Monday, April 27, 2015

Tika & Hair Art

As I was combing a (grumpy) Tika the other day, I mused about something I had just read (refer to below). The lesson-booklet stated that "human hair was not the only kind of hair that was utilized. Hides of domestic and wild animals were saved so that their hair could be used for many different utilitarian purposes." Further down in the article was this:  "The hair of rabbits, dogs, goats and woodchurcks was valued (to use)." 

The Daughters of the Utah Pioneers (DUP) is an organization for female desdendants of the Utah pioneers, those hardy souls who entered the Salt Lake Valley in 1846 (or something close.... I do not qualify so am a bit fuzzy on the details).  The group publishes a reqular lesson (more like a little booklet) and the Lesson for April 2012 was titled "Hair Art." It was most interesting!

"Pioneer women in the 1800s were quick to adopt and enjoy crafts that would beautify their homes. Hair art, which had been popular in Europe from the 1400s through the 1800s, was one of the ways that the women decorated their walls with pictures made from  the hair of members of their families, friends, famous people and sometimes from members of organizations. Hair was also used in memorial jewelry and for personal adornment." 

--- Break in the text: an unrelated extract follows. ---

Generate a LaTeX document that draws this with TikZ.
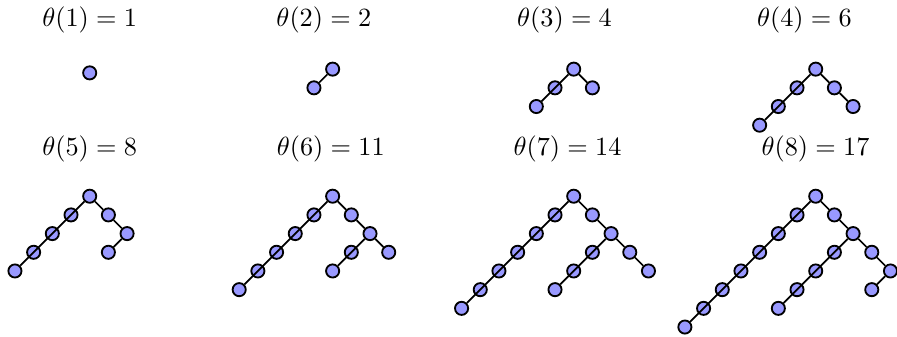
\documentclass[tikz,border=0pt]{standalone}
\usepackage{amsmath}
\usetikzlibrary{positioning}
\definecolor{vertblue}{RGB}{153,153,255}
\tikzset{
  vert/.style={circle, draw, fill=vertblue, line width=0.7pt, inner sep=0pt, minimum size=5pt},
  link/.style={line width=0.65pt},
  title/.style={anchor=base}
}

\begin{document}
\begin{tikzpicture}[x=0.25cm, y=0.25cm]
\useasboundingbox (0,0) rectangle (48,18);

% titles
\node[title] (h1) at (4.8,16.56) {$\theta(1) = 1$};
\node[title] (h2) at (17.33,16.56) {$\theta(2) = 2$};
\node[title] (h3) at (30.21,16.56) {$\theta(3) = 4$};
\node[title] (h4) at (43.05,16.56) {$\theta(4) = 6$};
\node[title] (h5) at (4.8,9.66) {$\theta(5) = 8$};
\node[title] (h6) at (17.7,9.66) {$\theta(6) = 11$};
\node[title] (h7) at (30.37,9.66) {$\theta(7) = 14$};
\node[title] (h8) at (43.64,9.66) {$\theta(8) = 17$};

% tree 1
\node[vert] (t1) at (4.8,14.1) {};

% tree 2
\begin{scope}[shift={(17.8,14.3)}]
\node[vert] (t2) at (0,0) {};
\node[vert] (t2l1) at (-1,-1) {};
\draw[link] (t2) -- (t2l1);
\end{scope}

% tree 3
\begin{scope}[shift={(30.7,14.3)}]
\node[vert] (t3) at (0,0) {};
\foreach \i in {1,2} \node[vert] (t3l\i) at (-\i,-\i) {};
\node[vert] (t3a) at (1,-1) {};
\draw[link] (t3) \foreach \i in {1,2} {-- (t3l\i)};
\draw[link] (t3) -- (t3a);
\end{scope}

% tree 4
\begin{scope}[shift={(43.65,14.3)}]
\node[vert] (t4) at (0,0) {};
\foreach \i in {1,2,3} \node[vert] (t4l\i) at (-\i,-\i) {};
\node[vert] (t4a) at (1,-1) {};
\node[vert] (t4b) at (2,-2) {};
\draw[link] (t4) \foreach \i in {1,2,3} {-- (t4l\i)};
\draw[link] (t4) -- (t4a) -- (t4b);
\end{scope}

% tree 5
\begin{scope}[shift={(4.8,7.5)}]
\node[vert] (t5) at (0,0) {};
\foreach \i in {1,...,4} \node[vert] (t5l\i) at (-\i,-\i) {};
\node[vert] (t5a) at (1,-1) {};
\node[vert] (t5b) at (2,-2) {};
\node[vert] (t5c1) at (1,-3) {};
\draw[link] (t5) \foreach \i in {1,...,4} {-- (t5l\i)};
\draw[link] (t5) -- (t5a) -- (t5b) -- (t5c1);
\end{scope}

% tree 6
\begin{scope}[shift={(17.8,7.5)}]
\node[vert] (t6) at (0,0) {};
\foreach \i in {1,...,5} \node[vert] (t6l\i) at (-\i,-\i) {};
\node[vert] (t6a) at (1,-1) {};
\node[vert] (t6b) at (2,-2) {};
\foreach \i in {1,2} \node[vert] (t6c\i) at (2-\i,-2-\i) {};
\node[vert] (t6d) at (3,-3) {};
\draw[link] (t6) \foreach \i in {1,...,5} {-- (t6l\i)};
\draw[link] (t6) -- (t6a) -- (t6b) \foreach \i in {1,2} {-- (t6c\i)};
\draw[link] (t6b) -- (t6d);
\end{scope}

% tree 7
\begin{scope}[shift={(30.7,7.5)}]
\node[vert] (t7) at (0,0) {};
\foreach \i in {1,...,6} \node[vert] (t7l\i) at (-\i,-\i) {};
\node[vert] (t7a) at (1,-1) {};
\node[vert] (t7b) at (2,-2) {};
\foreach \i in {1,2,3} \node[vert] (t7c\i) at (2-\i,-2-\i) {};
\node[vert] (t7d) at (3,-3) {};
\node[vert] (t7e) at (4,-4) {};
\draw[link] (t7) \foreach \i in {1,...,6} {-- (t7l\i)};
\draw[link] (t7) -- (t7a) -- (t7b) \foreach \i in {1,2,3} {-- (t7c\i)};
\draw[link] (t7b) -- (t7d) -- (t7e);
\end{scope}

% tree 8
\begin{scope}[shift={(43.65,7.5)}]
\node[vert] (t8) at (0,0) {};
\foreach \i in {1,...,7} \node[vert] (t8l\i) at (-\i,-\i) {};
\node[vert] (t8a) at (1,-1) {};
\node[vert] (t8b) at (2,-2) {};
\foreach \i in {1,...,4} \node[vert] (t8c\i) at (2-\i,-2-\i) {};
\node[vert] (t8d) at (3,-3) {};
\node[vert] (t8e) at (4,-4) {};
\node[vert] (t8f) at (3,-5) {};
\draw[link] (t8) \foreach \i in {1,...,7} {-- (t8l\i)};
\draw[link] (t8) -- (t8a) -- (t8b) \foreach \i in {1,...,4} {-- (t8c\i)};
\draw[link] (t8b) -- (t8d) -- (t8e) -- (t8f);
\end{scope}
\end{tikzpicture}
\end{document}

"During the Utah pioneer era (and I know that this was done all over Victorian America), a lady seldom cut her hair. However, during the time that hair craft was popular, most ladies collected hair from their brushes and stored it in a "hair receiver," a small container that they kept on their dressing tables. When enough hair was saved, the flowers for the wreaths and other projects could be made by securing the hair with fine wire over a rod and then creating a series of loops and forming the shape that was wanted: Leaves, petals, buds or complete flowers."  

Don't think I would have the patience for such art. And with women's hair much shorter these days, seems to me it would be impossible. And Tika's short red hair/fur would most certainly be impossible!  

"Yep, I agree," mused Tika as she cheered up when I put the comb away.